=== Requirement ===
Locate each line below that includes "Python" and reproduce it.

================================

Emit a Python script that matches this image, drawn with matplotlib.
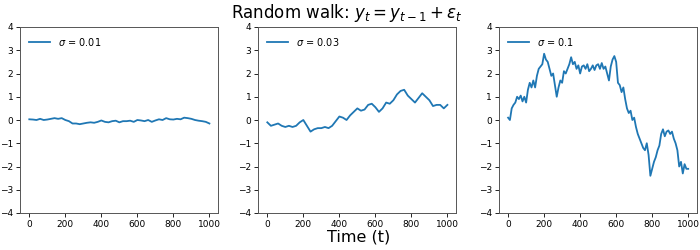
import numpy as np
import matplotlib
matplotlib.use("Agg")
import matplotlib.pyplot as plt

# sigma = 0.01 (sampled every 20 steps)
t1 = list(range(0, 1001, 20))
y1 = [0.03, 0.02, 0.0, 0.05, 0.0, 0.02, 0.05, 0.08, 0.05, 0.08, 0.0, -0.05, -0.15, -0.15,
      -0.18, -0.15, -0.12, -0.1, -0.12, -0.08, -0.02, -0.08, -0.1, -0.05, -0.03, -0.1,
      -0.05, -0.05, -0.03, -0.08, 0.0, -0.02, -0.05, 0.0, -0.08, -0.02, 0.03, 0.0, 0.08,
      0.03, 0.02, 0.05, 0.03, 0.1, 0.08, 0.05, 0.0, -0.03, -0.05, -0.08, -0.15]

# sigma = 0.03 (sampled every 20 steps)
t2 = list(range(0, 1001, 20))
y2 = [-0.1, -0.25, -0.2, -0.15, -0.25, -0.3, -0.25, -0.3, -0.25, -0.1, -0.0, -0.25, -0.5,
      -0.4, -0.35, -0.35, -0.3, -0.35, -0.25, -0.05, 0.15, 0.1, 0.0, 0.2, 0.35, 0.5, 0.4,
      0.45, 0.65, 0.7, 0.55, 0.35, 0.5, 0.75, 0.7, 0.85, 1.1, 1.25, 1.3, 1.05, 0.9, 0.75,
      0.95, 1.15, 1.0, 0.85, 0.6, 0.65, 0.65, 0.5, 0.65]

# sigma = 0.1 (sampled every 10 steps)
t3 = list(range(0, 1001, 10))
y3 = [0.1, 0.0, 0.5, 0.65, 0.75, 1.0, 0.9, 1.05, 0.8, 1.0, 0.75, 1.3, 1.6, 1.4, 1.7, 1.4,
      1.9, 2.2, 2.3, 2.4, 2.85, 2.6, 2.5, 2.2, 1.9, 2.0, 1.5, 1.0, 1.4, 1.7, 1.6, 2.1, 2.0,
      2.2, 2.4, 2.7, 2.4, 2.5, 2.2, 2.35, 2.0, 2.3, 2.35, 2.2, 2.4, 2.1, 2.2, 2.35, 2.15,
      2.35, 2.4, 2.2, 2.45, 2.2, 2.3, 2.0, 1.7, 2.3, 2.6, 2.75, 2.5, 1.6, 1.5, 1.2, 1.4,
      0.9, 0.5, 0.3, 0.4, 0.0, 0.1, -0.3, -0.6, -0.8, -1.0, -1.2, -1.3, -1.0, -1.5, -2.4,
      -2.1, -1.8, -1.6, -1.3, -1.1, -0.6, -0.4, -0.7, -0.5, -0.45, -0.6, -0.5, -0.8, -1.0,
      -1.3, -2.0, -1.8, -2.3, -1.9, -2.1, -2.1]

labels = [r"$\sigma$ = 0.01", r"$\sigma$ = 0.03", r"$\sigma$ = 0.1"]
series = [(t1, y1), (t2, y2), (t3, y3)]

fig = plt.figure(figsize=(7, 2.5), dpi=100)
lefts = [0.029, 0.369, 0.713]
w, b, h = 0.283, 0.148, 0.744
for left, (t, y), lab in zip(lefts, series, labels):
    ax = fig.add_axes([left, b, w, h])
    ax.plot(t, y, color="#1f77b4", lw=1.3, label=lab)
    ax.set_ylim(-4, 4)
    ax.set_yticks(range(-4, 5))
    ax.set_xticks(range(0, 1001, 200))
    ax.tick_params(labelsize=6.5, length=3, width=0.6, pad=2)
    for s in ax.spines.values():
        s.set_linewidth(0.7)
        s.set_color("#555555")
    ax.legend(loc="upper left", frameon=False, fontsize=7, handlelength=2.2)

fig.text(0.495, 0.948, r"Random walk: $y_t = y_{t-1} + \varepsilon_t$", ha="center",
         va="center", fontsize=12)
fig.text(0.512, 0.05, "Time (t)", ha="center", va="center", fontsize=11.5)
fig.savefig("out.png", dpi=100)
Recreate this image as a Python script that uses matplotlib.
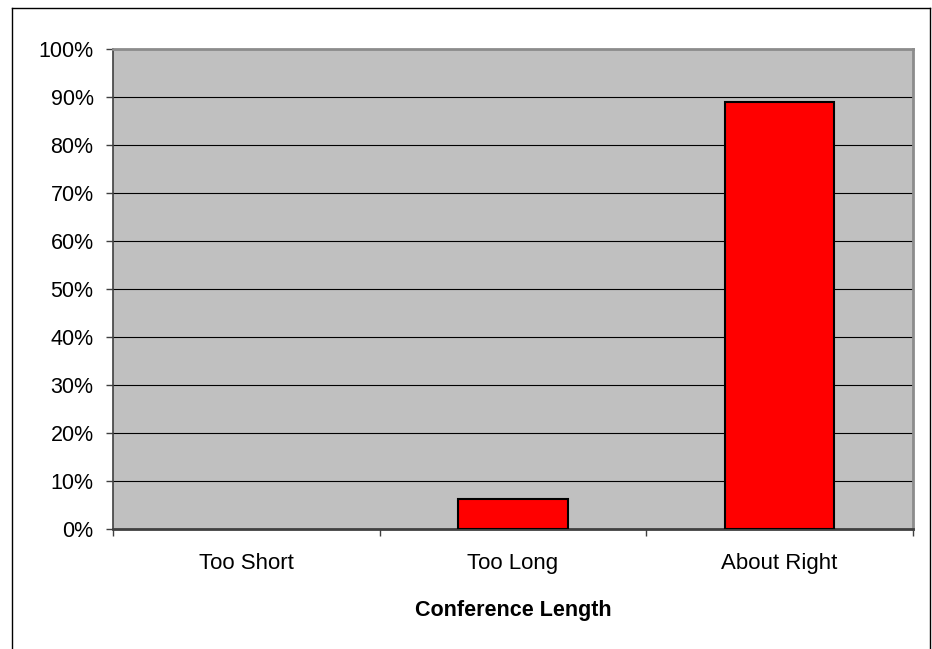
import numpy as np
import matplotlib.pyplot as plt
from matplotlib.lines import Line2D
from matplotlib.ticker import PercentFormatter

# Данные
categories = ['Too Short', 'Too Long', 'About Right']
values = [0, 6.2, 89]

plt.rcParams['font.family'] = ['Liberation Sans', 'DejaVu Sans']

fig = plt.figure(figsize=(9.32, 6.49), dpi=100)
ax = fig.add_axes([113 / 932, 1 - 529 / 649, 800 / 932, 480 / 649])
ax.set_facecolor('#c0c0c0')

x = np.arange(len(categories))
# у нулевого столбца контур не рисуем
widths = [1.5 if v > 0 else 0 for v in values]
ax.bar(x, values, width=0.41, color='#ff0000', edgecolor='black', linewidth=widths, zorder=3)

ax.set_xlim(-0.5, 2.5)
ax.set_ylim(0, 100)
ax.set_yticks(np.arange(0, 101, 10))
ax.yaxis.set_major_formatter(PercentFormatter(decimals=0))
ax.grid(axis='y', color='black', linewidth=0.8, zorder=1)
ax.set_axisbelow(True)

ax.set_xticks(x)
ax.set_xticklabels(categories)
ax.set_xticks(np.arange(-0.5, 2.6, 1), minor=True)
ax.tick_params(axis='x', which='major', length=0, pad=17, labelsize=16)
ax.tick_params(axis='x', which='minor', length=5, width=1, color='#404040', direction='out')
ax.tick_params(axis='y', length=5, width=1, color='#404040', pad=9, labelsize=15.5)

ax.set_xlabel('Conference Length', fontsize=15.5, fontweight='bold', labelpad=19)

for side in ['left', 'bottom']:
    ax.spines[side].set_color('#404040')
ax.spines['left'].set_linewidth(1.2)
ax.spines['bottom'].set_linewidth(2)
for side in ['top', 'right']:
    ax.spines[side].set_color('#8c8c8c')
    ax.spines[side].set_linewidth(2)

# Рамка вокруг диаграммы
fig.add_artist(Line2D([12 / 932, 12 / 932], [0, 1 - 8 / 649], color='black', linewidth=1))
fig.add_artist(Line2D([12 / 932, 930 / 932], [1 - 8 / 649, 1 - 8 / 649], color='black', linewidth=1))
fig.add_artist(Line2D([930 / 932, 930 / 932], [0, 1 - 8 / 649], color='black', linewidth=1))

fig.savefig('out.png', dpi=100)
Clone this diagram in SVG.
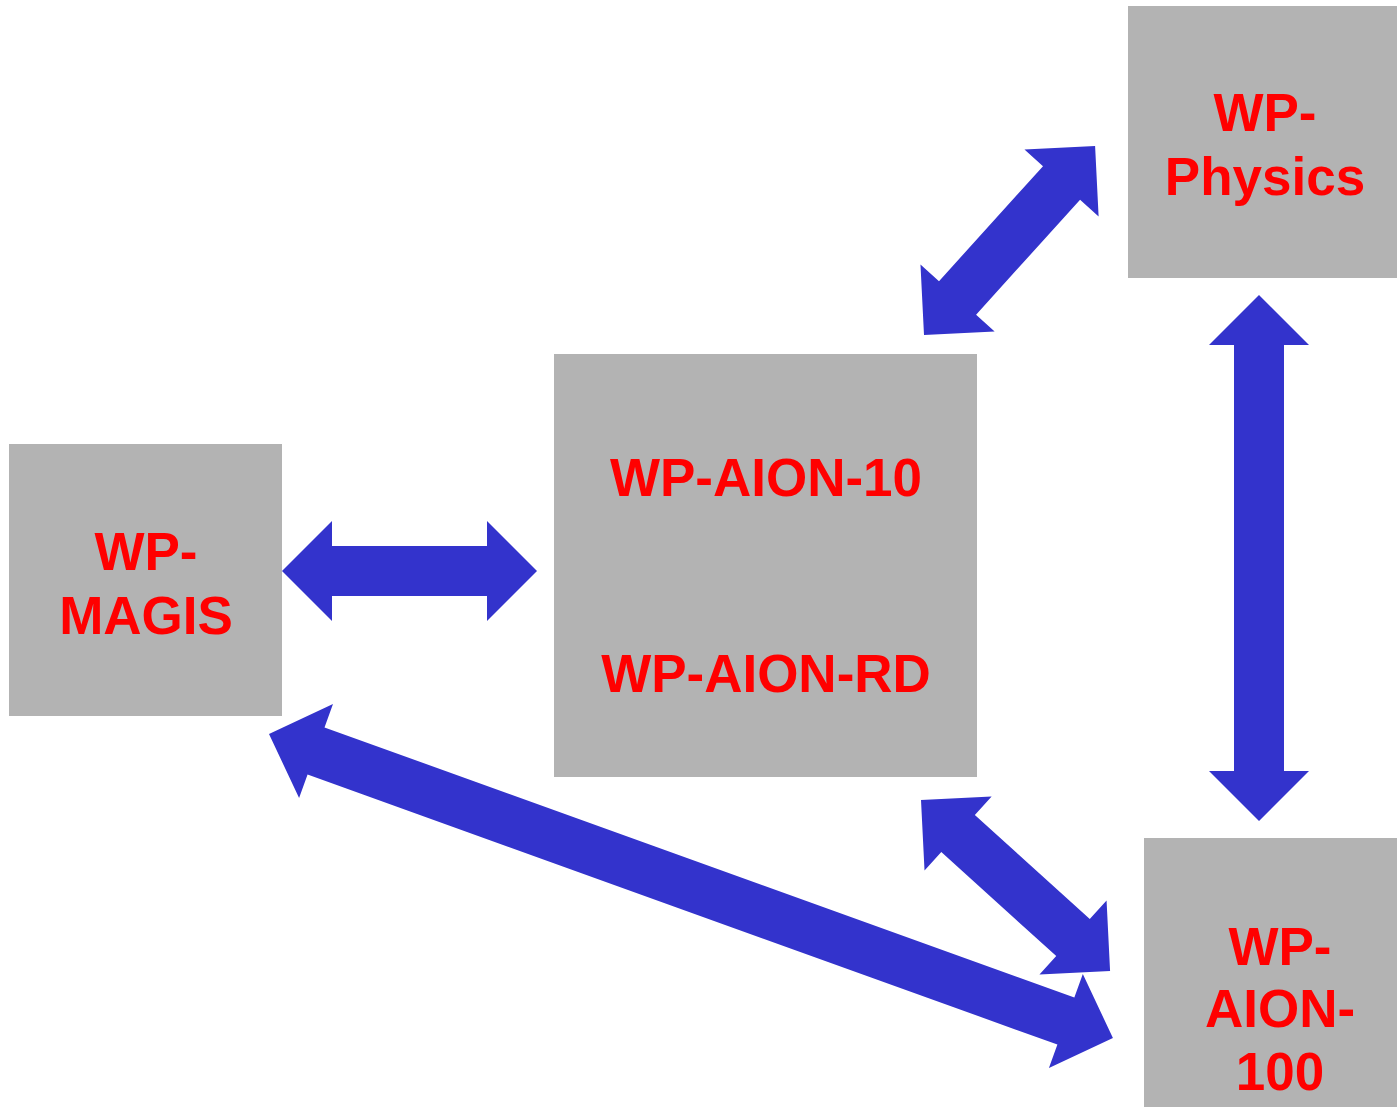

================================

=== Complete answer ===
Emit a Python script that matches this image, drawn with matplotlib.
Recreate this image as a Python script that uses matplotlib.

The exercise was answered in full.